Mapping and understanding the process of transition
When the EBRD published its first Transition Report in 1994, its purpose – the preamble said – was “to examine the transition in the Bank’s countries of operations and to measure, interpret and understand its progress.”
That dry definition masks a wealth of insight into the Bank and the countries that it has served. Over 21 years the reports have provided a living document of the developments that have shaped the region since the start of the transition period. They have tracked the progress of those countries – the many steps forward – and sometimes the many steps back.

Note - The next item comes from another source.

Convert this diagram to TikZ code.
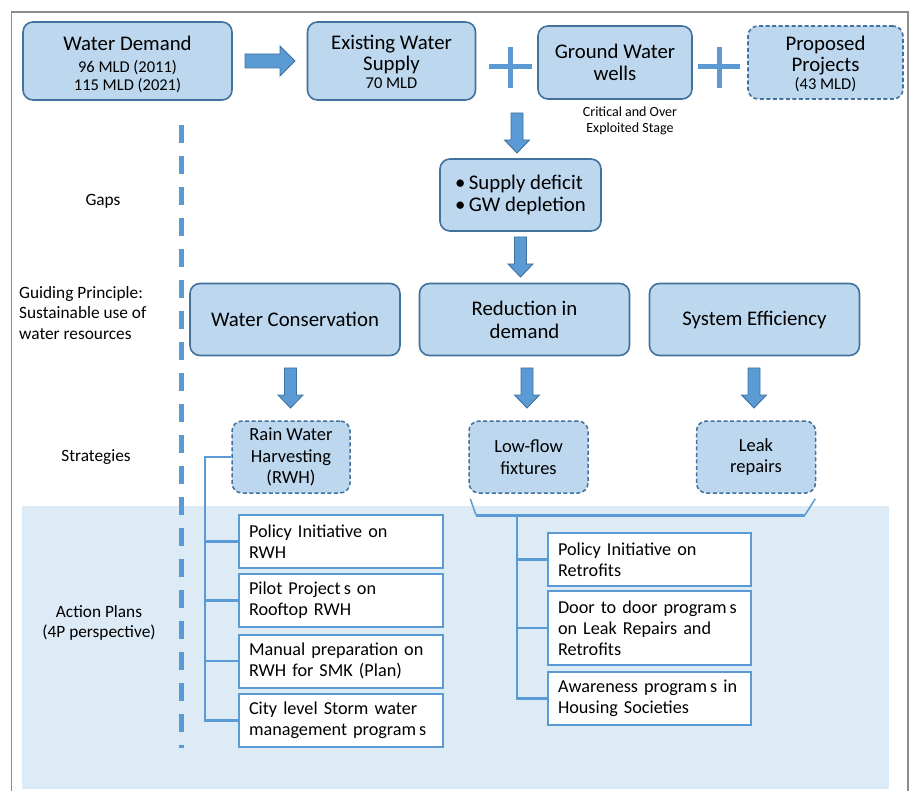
\documentclass[tikz,border=0pt]{standalone}
\usepackage{fontspec}
\setmainfont{Carlito}
\usetikzlibrary{calc}
\definecolor{boxfill}{HTML}{BDD7EE}
\definecolor{boxline}{HTML}{41719C}
\definecolor{accent}{HTML}{5B9BD5}
\definecolor{bgblue}{HTML}{DDEBF7}
\definecolor{framegray}{HTML}{8C8C8C}
\newcommand{\blockdown}[3]{%
  \fill[accent,draw=boxline,line width=0.9pt] (#1-6,#2) -- (#1+6,#2) -- (#1+6,#3-13) -- (#1+12.5,#3-13) -- (#1,#3) -- (#1-12.5,#3-13) -- (#1-6,#3-13) -- cycle;}
\newcommand{\fsbig}{\fontsize{20.8}{22}\selectfont}
\newcommand{\fssmall}{\fontsize{16.5}{18}\selectfont}
\begin{document}
\begin{tikzpicture}[x=1pt,y=-1pt,
  mainbox/.style={draw=boxline,fill=boxfill,line width=1.6pt,rounded corners=10pt,align=center,font=\fsbig,inner sep=2pt},
  dashbox/.style={mainbox,dashed,dash pattern=on 4pt off 2.5pt},
  boxtext/.style={align=center,font=\fsbig,inner sep=0pt},
  stratbox/.style={draw=boxline,fill=boxfill,line width=1.5pt,rounded corners=10pt,dashed,dash pattern=on 4pt off 2.5pt,align=center,font=\fontsize{18.5}{21.5}\selectfont,inner sep=2pt},
  actbox/.style={draw=accent,fill=white,line width=2pt,inner xsep=10pt,inner ysep=0pt,align=left,font=\fontsize{18.2}{21}\selectfont},
  tree/.style={draw=accent,line width=2.5pt},
  sidelabel/.style={font=\fontsize{17.3}{20.5}\selectfont,inner sep=0pt},
  plussign/.style={draw=accent,line width=5pt}
]
\useasboundingbox (0,0) rectangle (910,791);
% frame
\draw[framegray,line width=1.5pt] (11.5,791) -- (11.5,12) -- (908,12) -- (908,791);
% background of action plans
\fill[bgblue] (22,506) rectangle (889,789);
% dashed divider
\draw[accent,line width=5pt,dash pattern=on 18pt off 13pt] (181,125) -- (181,748);

% top row
\node[mainbox,minimum width=209pt,minimum height=78pt] (wd) at (127.5,61) {};
\node[boxtext] (wdt) at ([yshift=-3pt]wd.center)
  {Water Demand\\{\fssmall 96 MLD (2011)}\\[-4pt]{\fssmall 115 MLD (2021)}};
\node[mainbox,minimum width=168pt,minimum height=78pt] (ews) at (391.5,61) {};
\node[boxtext] (ewst) at ([yshift=-1pt]ews.center)
  {Existing Water\\[-1pt]Supply\\[-4pt]{\fssmall 70 MLD}};
\node[mainbox,minimum width=154pt,minimum height=73pt] (gw) at (615,62.5)
  {Ground Water\\wells};
\node[dashbox,minimum width=155pt,minimum height=73pt] (pp) at (825.5,62.5) {};
\node[boxtext] (ppt) at ([yshift=-1pt]pp.center)
  {Proposed\\[-1pt]Projects\\[-4pt]{\fssmall (43 MLD)}};
\node[font=\fontsize{14}{16}\selectfont,align=center,inner sep=0pt] (crit) at (630,121)
  {Critical and Over\\Exploited Stage};

% right arrow
\fill[accent,draw=boxline,line width=0.9pt] (245,54) -- (280,54) -- (280,46) -- (295,61) -- (280,76) -- (280,68) -- (245,68) -- cycle;
% plus signs
\draw[plussign] (489,67) -- (532,67) (510.5,47) -- (510.5,88);
\draw[plussign] (698,67) -- (740,67) (719,47) -- (719,88);

% gaps
\blockdown{517}{113}{153}
\node[mainbox,minimum width=161pt,minimum height=72pt,align=left] (gaps) at (520.5,195)
  {\textbullet\,Supply deficit\\\textbullet\,GW depletion};
\blockdown{520.5}{237}{277}

% principles
\node[mainbox,minimum width=210pt,minimum height=72pt] (wc) at (295,319.5) {Water Conservation};
\node[mainbox,minimum width=210pt,minimum height=72pt] (rd) at (524.5,319.5) {Reduction in\\[1pt]demand};
\node[mainbox,minimum width=210pt,minimum height=72pt] (se) at (754.5,319.5) {System Efficiency};

\blockdown{290.5}{368}{408}
\blockdown{527}{368}{408}
\blockdown{754}{368}{408}

% strategies
\node[stratbox,minimum width=118pt,minimum height=72pt] (rwh) at (291,457) {Rain Water\\Harvesting\\(RWH)};
\node[stratbox,minimum width=119pt,minimum height=72pt] (lf) at (528.5,457) {Low-flow\\fixtures};
\node[stratbox,minimum width=119pt,minimum height=72pt] (lr) at (756,457) {Leak\\repairs};

% side labels
\node[sidelabel] (lgaps) at (103,201) {Gaps};
\node[sidelabel,anchor=west,align=left] (lguide) at (19,313) {Guiding Principle:\\Sustainable use of\\water resources};
\node[sidelabel] (lstrat) at (96,457) {Strategies};
\node[sidelabel,align=center] (lact) at (99,623) {Action Plans\\(4P perspective)};

% action plans left
\node[actbox,text width=184pt,minimum height=53pt] (a1) at (341,541.5) {Policy Initiative on\\RWH};
\node[actbox,text width=184pt,minimum height=53pt] (a2) at (341,600.5) {Pilot Project\,s on\\Rooftop RWH};
\node[actbox,text width=184pt,minimum height=53pt] (a3) at (341,661) {Manual preparation on\\RWH for SMK (Plan)};
\node[actbox,text width=184pt,minimum height=53pt] (a4) at (341,720.5) {City level Storm water\\management program\,s};
\coordinate (lt) at (205,457);
\draw[tree] (rwh.west) -- (lt) |- (a4.west);
\draw[tree] (lt) |- (a1.west);
\draw[tree] (lt) |- (a2.west);
\draw[tree] (lt) |- (a3.west);

% action plans right
\node[actbox,text width=183pt,minimum height=53pt] (b1) at (649.5,559.5) {Policy Initiative on\\Retrofits};
\node[actbox,text width=183pt,minimum height=74pt] (b2) at (649.5,628) {Door to door program\,s\\on Leak Repairs and\\Retrofits};
\node[actbox,text width=183pt,minimum height=53pt] (b3) at (649.5,698.5) {Awareness program\,s in\\Housing Societies};
\coordinate (bl) at ($(lf.south west)+(2,5)$);
\coordinate (br) at ($(lr.south east)+(-1,5)$);
\coordinate (bstem) at (517,515);
\draw[accent,line width=1.5pt] (bl) -- (476,515);
\draw[accent,line width=1.5pt] (br) -- (805,515);
\draw[accent,line width=3pt] (476,515) -- (805,515);
\draw[tree] (bstem) |- (b3.west);
\draw[tree] (bstem) |- (b1.west);
\draw[tree] (bstem) |- (b2.west);
\end{tikzpicture}
\end{document}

That first 1994 Transition Report set out clearly what we know only too well over two decades later: “Some of the early euphoria and the simplistic messages have subsided. Most now understand that the (transition) process can be neither instantaneous nor painless.”
The reports have tracked the transition successes and the setbacks, set against often fast-moving economic developments. The reports’ economic forecasts are eagerly awaited and digested by professionals covering the region.
A major collective effort, the annual reports track economic and transition progress, providing comprehensive and up-to-date assessments of every country in which the EBRD invests. They also address themes that affect and reflect the transition process.
The annual assessments have neatly captured key events such as the 1998 Russian crisis, the landmark dates of EU accession – such an important reform anchor for many of our countries of operations – and of course the global financial crisis that has dominated so much of the EBRD region for so long.
The 2007 report reflects accurately the spirit of that time when the crisis was first emerging. It was a period of two extremes. On the one hand, EBRD countries were heading for another year of record economic growth. But it was also then that the first waves of concern were crossing the Atlantic following the collapse of the US mortgage market.
Even that cloud appeared at first to have a silver lining. “The global financial turmoil that started in August 2007 is making external finance dearer, which may help overheated economies in the transition region to cool down,” the report said.
But a less sanguine assessment turned out in the end to be something of an understatement: “In a less benign scenario, countries with high external funding needs may experience a stronger economic downturn.”
That “stronger economic downturn” lasted several years and it was the EBRD region that in the end saw the sharpest economic contractions as a result of the crisis of all emerging markets.
A whole series of reports was dedicated to the crisis and its impact. The 2009 report said there was no doubt that the transition region was in deep crisis. But the report also asked whether transition itself was in crisis. And the answer was a resounding “No”.
The region had avoided the currency collapses, systemic banking crises and spikes in inflation that were the staple of previous crises – a success that was partly due to the EBRD’s own efforts in driving the establishment of the Vienna Initiative.
The 2009 report refers to an “unprecedented effort to coordinate public and private financial sector crisis responses of which the EBRD is proud to have been a part. For all these reasons, this crisis has not spiralled out of control.”
What does emerge from a re-reading of the reports is just how many of them served as a signpost for future bank activities and priorities.
As Hans Peter Lankes, the EBRD’s acting Chief Economist, puts it: “The Transition Reports have been hugely influential in highlighting gaps in the transition process which the Bank is well placed to address. They have consistently provided intellectual momentum for the EBRD’s activities.”
Already in 2008, the Transition Report was urging the countries where it invests to place a high priority on the stabilisation of their banking systems and, in particular, to get foreign currency lending under control. Within weeks the discussions were starting that would lead to the EBRD-led Vienna Initiative which had the stability of the banking system at its heart.
Another report which stands out was the 2010 Transition Report which called for a reassessment of the role of the state in supporting reforms in emerging Europe.
That appeal caused a mild frisson among those who saw an about-turn by a bank that had put so much emphasis on reducing the role of the state and on encouraging private ownership and market forces.
However, a closer analysis of the report made clear that the EBRD was not calling for a greater role for the state but a more effective role for the state. Not “more state” but “better state”.
The report set the tone for the Bank’s determination to work more closely with authorities to make sure the public sector created an environment in which the private sector could flourish.
If that message wasn’t clear enough in 2010 it was repeated in the seminal 2013 Transition Report “Stuck in Transition?”. That report argued forcefully that, by ignoring the urgent need to reform, emerging countries were in danger of forever trailing behind the living standards of their more advanced neighbours.
It was a clarion call which ensured that the EBRD put economic resilience at the heart of its activities and that its investments were more tightly twinned with policy reform than ever before.